As global aging continues to accelerate, individuals with disabilities have become important participants in many activities. During emergencies, they are often the biggest victims. Therefore, ensuring the evacuation safety of individuals with disabilities and studying their movement characteristics in crowds are crucial. To overcome the challenge of conducting movement experiments involving pedestrians with real disabilities, a heterogeneous crowd movement experimental platform involving pedestrians with and without simulated disabilities was designed and developed.
The experimental platform comprised a basic building structure, a camera system, equipment to simulate disabilities, and a human motion trajectory extraction and correction system. The basic building structure was constructed with movable boards, and their size and layout could be changed according to various scene and condition requirements. The camera system was primarily composed of several high-resolution cameras (1 280×720 pixels and a frame rate of 25 frames per second, memory cards, and a power supply. The cameras were fixed above the experimental area for the shooting and recording of the entire process. There was equipment for pedestrians with simulated disabilities. Healthy pedestrians wore walking aids or limited movement equipment to simulate disabilities, including crutches, knee pads to limit knee bending, canes, sandbags, wheelchairs, eye masks, and hats. The human motion trajectory extraction and correction system adopted digital image processing technology based on the mean-shift algorithm to extract and track pedestrian motion trajectories. Combined with literature research, controlled experiments, image processing, and the Voronoi diagram method, the experimental scheme of the directional movement of heterogeneous crowds with pedestrians with simulated disabilities in the channel was designed to simulate the real movement process of heterogeneous crowds.

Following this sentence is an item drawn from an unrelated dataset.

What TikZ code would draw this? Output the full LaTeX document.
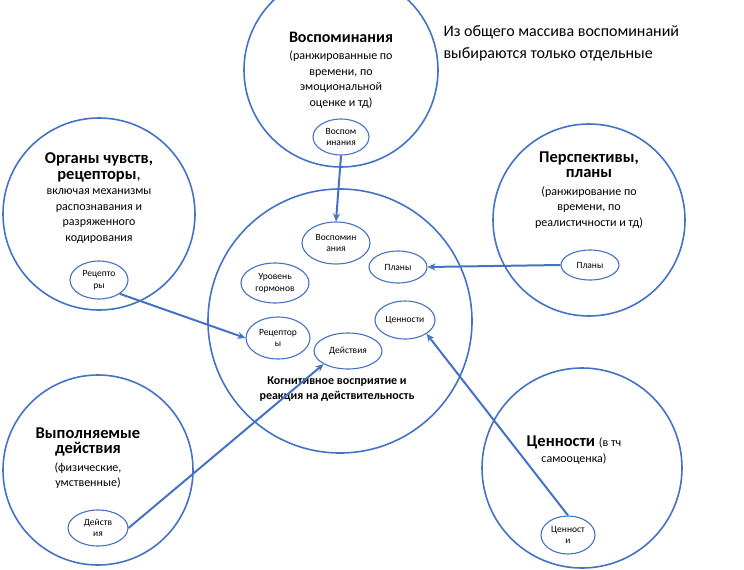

Based on the theoretical analysis, the basic movement rules of heterogeneous crowds were analyzed from the perspectives of human movement trajectory, typical behavior characteristics, speed, density, and flow rate. Some typical behaviors were found in the experiment, such as overtaking and helping behaviors. The speed in the measurement area first dropped rapidly from approximately 1.5 m/s to approximately 0.5 m/s and then maintained a relatively stable state. The density first rose to approximately 1.5 ped/m2, fluctuated up and down, and finally dropped rapidly to close to 0. At the same density, a positive correlation was observed between the flow rate and the ratio of pedestrians with helping behavior, especially in the case of higher density. Under the same density, the flow in the channel decreased as the proportion of simulated disabilities increased, with the decline becoming more pronounced at higher densities. Thus, in public places with relatively high crowd densities, providing specific barrier-free access facilities for pedestrians with disabilities and separating the passage of pedestrians with disabilities from healthy pedestrians can effectively improve the efficiency of crowd movement.
The results were consistent with the empirical conclusions and verified the feasibility and rationality of the platform to simulate the movement of heterogeneous crowds with and without disabilities. The experimental platform can provide a reference for experimental research and teaching innovation in traffic safety, safety management, and other fields.